At home Ralph’s grandmother sought a way to stop the violence in the family. A neighbor, that was a family friend, advised witchcraft.

“She said, ‘The reason your brothers are fighting [is] the evil spirits.’ And she put packs of salt like teabags on every door and window. We wore salt patches on our underwear.

“The witch said, before the evil spirits get into your home at night, they had to open the pack and count every grain of salt. That’s why I bought a two-pound of salt. Who in the world is going to count the grains in two pounds of salt?”

The family did everything the neighborhood witch said. “Four sisters wore necklaces of garlic so evil spirits wouldn’t harm them. We would put a clove of garlic on a saucer and put them on every windowsill.”

But nothing ever changed, until one day when a stranger that was heaven-sent knocked on the door.

“…She said to Grandmom, ‘I want to tell you how Jesus changed my life.’”

Ralph’s grandmother listened as the woman talked about the peace found in Jesus Christ. That afternoon, Ralph’s grandmother prayed to receive Christ as her Lord and Savior.

Afterward, Ralph couldn’t even recognize his own house. “I looked around and said, ‘Mom, where are the salt bags?’ She said, ‘Ralph, we don’t need the salt bags. That’s the devil. I put all the junk in a bag, and when the witch come, I wouldn’t even let her come to the door.'”

Ralph resisted this ‘Jesus,’ but saw his family begin to change.

“One night I came home and my big brother Frank had his hands up crying. He was hugging my sisters and my mother. I never saw that. We never hugged. We never kissed. We never said good night. We never said sorry. We never said pardon. It was just fear that kept love out.”

All of the Marinaccis were coming to Christ.

“Albert and Anthony who fought now were embracing. What’s happening? I don’t understand this. I came home another night, and my grandfather, the Mafia, met Jesus. The leader at that time said, ‘Throw him out.’ You see they recognized something. You can’t fake this salvation.”
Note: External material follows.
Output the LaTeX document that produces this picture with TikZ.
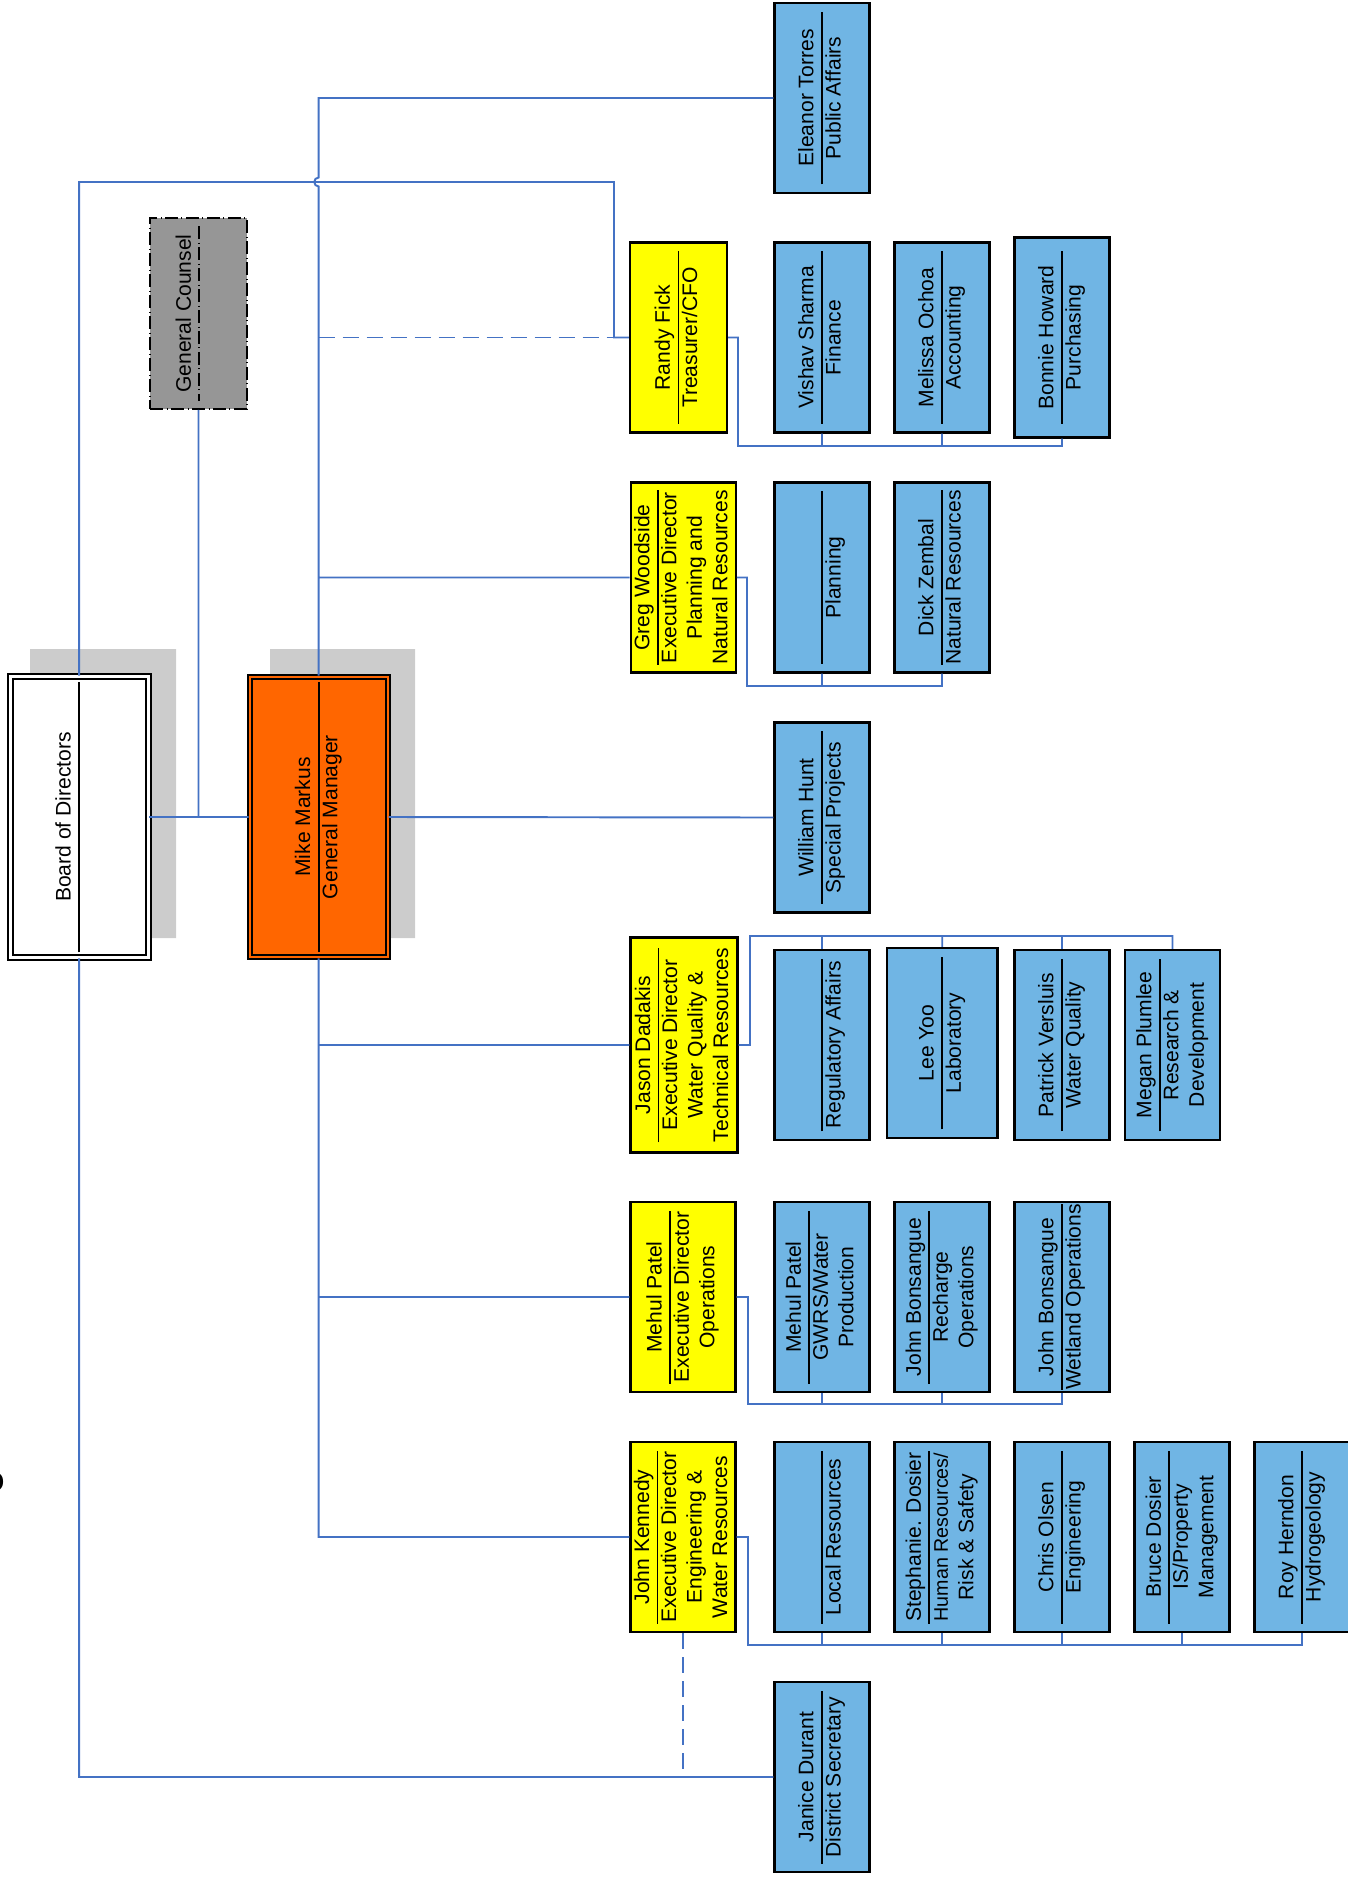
\documentclass[tikz,border=0pt]{standalone}
\usepackage{fontspec}
\setmainfont{Liberation Sans}
\usepackage{graphicx}
\usepackage{tikz}
\definecolor{staffblue}{RGB}{112,181,228}
\definecolor{execyellow}{RGB}{255,255,0}
\definecolor{gmorange}{RGB}{255,102,0}
\definecolor{counselgray}{RGB}{150,150,150}
\definecolor{shadegray}{RGB}{204,204,204}
\definecolor{linkblue}{RGB}{68,114,196}
\setlength{\arrayrulewidth}{1pt}
\newcommand{\orgtext}[3][3.46cm]{\rotatebox{90}{\begin{tabular}{@{}c@{}}\makebox[#1]{#2}\\\hline\mbox{}#3\end{tabular}}}
\tikzstyle{orgbox}=[draw=black,line width=1.2pt,inner sep=0pt,minimum width=1.9cm,minimum height=3.8cm,font=\fontsize{12pt}{14.5pt}\selectfont]
\tikzstyle{staffbox}=[orgbox,fill=staffblue]
\tikzstyle{execbox}=[orgbox,fill=execyellow,minimum width=2.1cm]
\tikzstyle{topbox}=[orgbox,line width=0.04cm,minimum width=2.76cm,minimum height=5.62cm]
\tikzstyle{counselbox}=[orgbox,fill=counselgray,line width=0.04cm,dash pattern=on 0.26cm off 0.07cm on 0.02cm off 0.07cm,minimum width=1.94cm,minimum height=3.82cm]
\tikzstyle{counselrule}=[black,line width=0.04cm,dash pattern=on 0.26cm off 0.07cm on 0.02cm off 0.07cm]
\tikzstyle{orgline}=[draw=linkblue,line width=1.1pt]
\tikzstyle{dashline}=[orgline,dash pattern=on 0.32cm off 0.16cm]
\tikzstyle{backshade}=[fill=shadegray]

\begin{document}
\begin{tikzpicture}[x=0.02cm,y=-0.02cm]
	\useasboundingbox (0,0) rectangle (1348,1879);
	\fill[backshade] (30,649) rectangle (176,938) (270,649) rectangle (415,938);

	\node[topbox,fill=white,double=white,double distance=0.06cm] (board) at (79.2,817) {\orgtext[5.42cm]{Board of Directors}{}};
	\node[topbox,fill=gmorange,double=gmorange,double distance=0.04cm] (gm) at (318.7,817) {\orgtext[5.42cm]{Mike Markus}{General Manager}};
	\node[counselbox] (counsel) at (198.5,313.5) {\rotatebox{90}{\begin{tabular}{@{}c@{}}General Counsel\\ \mbox{}\end{tabular}}};
	\draw[counselrule] ([yshift=-0.18cm]counsel.north) -- ([yshift=0.18cm]counsel.south);

	\node[staffbox] (affairs) at (822,98) {\orgtext{Eleanor Torres}{Public Affairs}};
	\node[execbox,minimum width=1.94cm] (treasurer) at (678.5,337.5) {\orgtext{Randy Fick}{Treasurer/CFO}};
	\node[staffbox] (finance) at (822,337.5) {\orgtext{Vishav Sharma}{Finance}};
	\node[staffbox] (accounting) at (942,337.5) {\orgtext{Melissa Ochoa}{Accounting}};
	\node[staffbox,minimum height=4.0cm] (purchasing) at (1062,337.5) {\orgtext{Bonnie Howard}{Purchasing}};

	\node[execbox] (planningdir) at (683.25,577.5) {\orgtext{Greg Woodside}{Executive Director\\Planning and\\Natural Resources}};
	\node[staffbox] (planning) at (822,577.5) {\orgtext{}{Planning}};
	\node[staffbox] (natres) at (942,577.5) {\orgtext{Dick Zembal}{Natural Resources}};

	\node[staffbox] (projects) at (822,817.5) {\orgtext{William Hunt}{Special Projects}};

	\node[execbox,minimum width=2.14cm,minimum height=4.3cm] (quality) at (684,1045) {\orgtext{Jason Dadakis}{Executive Director\\Water Quality \&\\Technical Resources}};
	\node[staffbox] (regulatory) at (822,1045) {\orgtext{}{Regulatory Affairs}};
	\node[staffbox,minimum width=2.21cm] (laboratory) at (942.25,1043) {\orgtext{Lee Yoo}{Laboratory}};
	\node[staffbox] (waterquality) at (1062,1045) {\orgtext{Patrick Versluis}{Water Quality}};
	\node[staffbox] (research) at (1172.5,1045) {\orgtext{Megan Plumlee}{Research \&\\Development}};

	\node[execbox] (operations) at (683,1297) {\orgtext{Mehul Patel}{Executive Director\\Operations}};
	\node[staffbox] (production) at (822,1297) {\orgtext{Mehul Patel}{GWRS/Water\\Production}};
	\node[staffbox] (recharge) at (942,1297) {\orgtext{John Bonsangue}{Recharge\\Operations}};
	\node[staffbox] (wetland) at (1062,1297) {\orgtext{John Bonsangue}{Wetland Operations}};

	\node[execbox] (engwater) at (683,1537) {\orgtext{John Kennedy}{Executive Director\\Engineering \&\\Water Resources}};
	\node[staffbox] (localres) at (822,1537) {\orgtext{}{Local Resources}};
	\node[staffbox] (hr) at (942,1537) {\orgtext{Stephanie. Dosier}{{\fontsize{11.2pt}{14.5pt}\selectfont Human Resources/}\\Risk \& Safety}};
	\node[staffbox] (engineering) at (1062,1537) {\orgtext{Chris Olsen}{Engineering}};
	\node[staffbox] (property) at (1182,1537) {\orgtext{Bruce Dosier}{IS/Property\\Management}};
	\node[staffbox] (hydro) at (1302,1537) {\orgtext{Roy Herndon}{Hydrogeology}};

	\node[staffbox] (secretary) at (822,1777) {\orgtext{Janice Durant}{District Secretary}};

	\node[font=\bfseries\fontsize{20pt}{24pt}\selectfont] (cut) at (-6,1482) {o};

	\coordinate (boardtop) at (board.north |- 0,182);
	\coordinate (cfobend) at (614,182);
	\coordinate (hop) at (gm.north |- boardtop);
	\coordinate (finbus) at (738,446);
	\coordinate (natbus) at (747,686);
	\coordinate (wqbus) at (750,936);
	\coordinate (opsbus) at (748,1404);
	\coordinate (engbus) at (748,1645);

	\draw[orgline]
		(board.north) -- (boardtop) -- (cfobend) |- (treasurer.west)
		(gm.north) -- ([yshift=-0.09cm]hop) arc[start angle=270,end angle=90,radius=0.09cm] |- (affairs.west)
		(counsel.south) -- (counsel.south |- board.east)
		(board.east) -- (gm.west)
		(gm.east) -- (projects.west)
		(gm.north |- planningdir.west) -- (planningdir.west)
		(gm.south) |- (engwater.west)
		(gm.south |- quality.west) -- (quality.west)
		(gm.south |- operations.west) -- (operations.west)
		(board.south) |- (secretary.west)

		(treasurer.east) -| (finbus) -| (purchasing.south)
		(finance.south) -- (finance.south |- finbus)
		(accounting.south) -- (accounting.south |- finbus)

		(planningdir.east) -| (natbus) -| (natres.south)
		(planning.south) -- (planning.south |- natbus)

		(quality.east) -| (wqbus) -| (research.north)
		(regulatory.north) -- (regulatory.north |- wqbus)
		(laboratory.north) -- (laboratory.north |- wqbus)
		(waterquality.north) -- (waterquality.north |- wqbus)

		(operations.east) -| (opsbus) -| (wetland.south)
		(production.south) -- (production.south |- opsbus)
		(recharge.south) -- (recharge.south |- opsbus)

		(engwater.east) -| (engbus) -| (hydro.south)
		(localres.south) -- (localres.south |- engbus)
		(hr.south) -- (hr.south |- engbus)
		(engineering.south) -- (engineering.south |- engbus)
		(property.south) -- (property.south |- engbus)
	;
	\draw[dashline]
		(gm.north |- treasurer.west) -- (cfobend |- treasurer.west)
		(engwater.south) -- (engwater.south |- secretary.west)
	;
\end{tikzpicture}
\end{document}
Ralph felt like an intruder in his own home. “Where the salt bags were they had scripture verses all over the house. They took pictures down of the family and put scripture verses on the windows. They put scripture verses in my bass violin, in the guitar, wrapped it around the banjo. I said, 'These people are crazy.'”

He’d had enough and confronted his family.
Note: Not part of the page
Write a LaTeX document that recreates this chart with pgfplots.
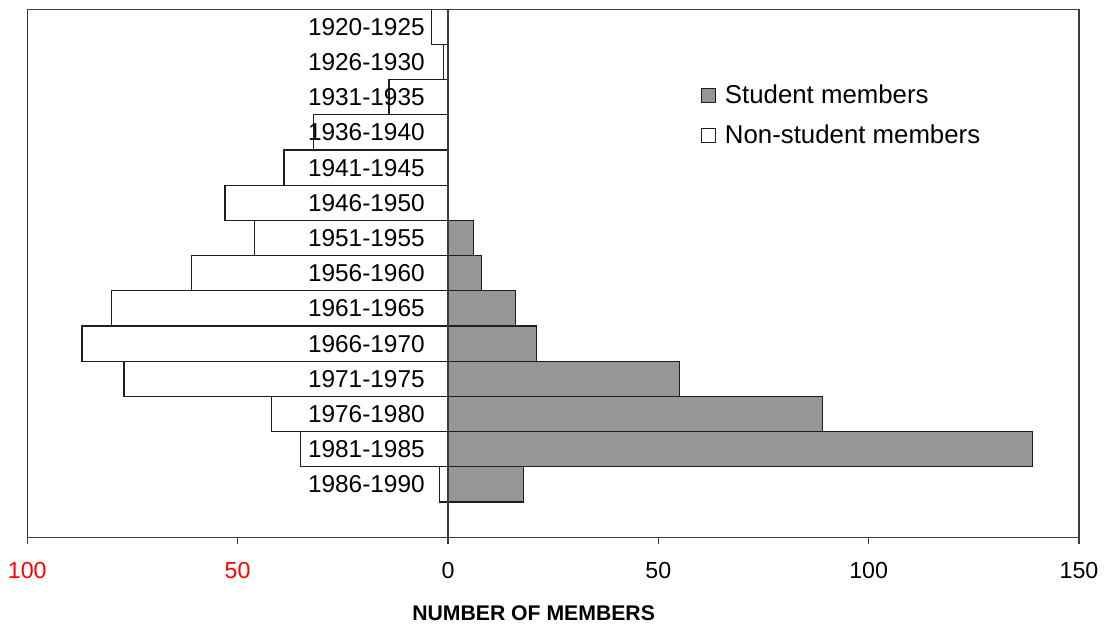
\documentclass[border=0pt]{standalone}
\usepackage{pgfplots}
\pgfplotsset{compat=1.18}
\usepackage{fontspec}
\setmainfont{Liberation Sans}
\definecolor{studgray}{RGB}{150,150,150}
\definecolor{edge}{RGB}{30,30,30}
\definecolor{frame}{RGB}{60,60,60}

\begin{document}
\begin{tikzpicture}
\path[use as bounding box] (-13.65pt,-43.35pt) rectangle (538.85pt,268.65pt);
\begin{axis}[
  at={(0pt,0pt)}, anchor=south west,
  scale only axis,
  width=525.85pt, height=264pt,
  xmin=-100, xmax=150,
  ymin=-0.5, ymax=14.5,
  axis line style={frame, line width=0.75pt},
  xtick={-100,-50,0,50,100,150},
  xticklabels={\textcolor{red}{100},\textcolor{red}{50},0,50,100,150},
  xtick pos=bottom,
  tick align=outside,
  major tick length=3.5pt,
  xtick style={frame, line width=0.75pt},
  xticklabel style={font=\fontsize{11.6}{13}\selectfont, yshift=-5.5pt},
  extra x ticks={0},
  extra x tick labels={},
  extra x tick style={grid=major, major grid style={frame, line width=0.75pt}, major tick length=0pt},
  ytick={1,...,14},
  yticklabels={1986-1990,1981-1985,1976-1980,1971-1975,1966-1970,1961-1965,1956-1960,1951-1955,1946-1950,1941-1945,1936-1940,1931-1935,1926-1930,1920-1925},
  ytick style={draw=none},
  yticklabel style={font=\fontsize{12.2}{13}\selectfont, anchor=east, inner sep=0pt, xshift=202.4pt},
  xlabel={\textbf{NUMBER OF MEMBERS}},
  xlabel style={font=\fontsize{10.6}{12}\selectfont, xshift=-9.75pt, yshift=-3pt},
  axis on top,
  legend style={at={(0.640,0.865)}, anchor=north west, draw=none, fill=none,
    font=\fontsize{12.9}{14}\selectfont, row sep=5pt, inner sep=0pt},
  legend cell align=left,
  legend image code/.code={\draw[#1] (0pt,-3.5pt) rectangle (7pt,3.5pt); \path (9.5pt,0pt);},
]
\addplot[xbar, bar width=1, bar shift=0pt, fill=studgray, draw=edge, line width=0.6pt]
  coordinates {(6,8) (8,7) (16,6) (21,5) (55,4) (89,3) (139,2) (18,1)};
\addlegendentry{Student members}
\addplot[xbar, bar width=1, bar shift=0pt, fill=white, draw=edge, line width=0.6pt]
  coordinates {(-4,14) (-1,13) (-14,12) (-32,11) (-39,10) (-53,9) (-46,8)
               (-61,7) (-80,6) (-87,5) (-77,4) (-42,3) (-35,2) (-2,1)};
\addlegendentry{Non-student members}
\end{axis}
\end{tikzpicture}
\end{document}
“I said, ‘You ought to get off this and stop talking about religion.’ My brother Tony says, ‘Ralph, look how I was; look how I am. Look at Albert. Look at your grandfather. Look at your father. Look at your brothers.’
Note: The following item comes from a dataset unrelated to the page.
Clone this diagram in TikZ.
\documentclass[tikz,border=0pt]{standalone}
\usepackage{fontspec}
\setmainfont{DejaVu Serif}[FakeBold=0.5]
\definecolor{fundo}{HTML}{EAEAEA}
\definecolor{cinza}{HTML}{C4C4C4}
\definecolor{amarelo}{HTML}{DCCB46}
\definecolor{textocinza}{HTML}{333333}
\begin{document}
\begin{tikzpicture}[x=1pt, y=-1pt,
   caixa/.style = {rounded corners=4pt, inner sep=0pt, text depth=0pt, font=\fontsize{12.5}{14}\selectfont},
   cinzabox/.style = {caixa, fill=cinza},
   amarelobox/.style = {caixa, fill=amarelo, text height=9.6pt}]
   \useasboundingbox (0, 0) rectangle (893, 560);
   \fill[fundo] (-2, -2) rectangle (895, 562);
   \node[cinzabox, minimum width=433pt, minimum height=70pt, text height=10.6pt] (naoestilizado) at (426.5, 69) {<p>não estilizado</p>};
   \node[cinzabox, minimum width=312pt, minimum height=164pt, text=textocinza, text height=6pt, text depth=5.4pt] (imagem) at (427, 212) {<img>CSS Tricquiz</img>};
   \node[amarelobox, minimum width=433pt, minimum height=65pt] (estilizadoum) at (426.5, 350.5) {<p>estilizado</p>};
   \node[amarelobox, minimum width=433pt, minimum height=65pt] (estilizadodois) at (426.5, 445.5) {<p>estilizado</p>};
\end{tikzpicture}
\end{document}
"I think the Holy Spirit started to convict me and, October 3rd, 1939, I went home, and I got straightened out.”

More than 60 years later, the Marinacci brothers are great friends. Ralph has traveled the globe spreading the Gospel.

“Because one woman -- one woman dared to knock on the door.”

While Ralph’s story has impacted millions with the gospel of Jesus Christ, his family legacy is especially significant to me, because I know him as Grandpop.

He’s not a pastor; you may call him an evangelist. He calls himself a “witness.”

“Christians say, ‘Well, I wasn’t called to be a minister,’” Ralph says. “Yes, but Isaiah 43:10 and 44:8 and Acts 1:8 says you are witnesses. A witness tells what happened. Don’t preach, don’t theologize. Just tell people how Jesus came into your life and what a wonderful change happened.”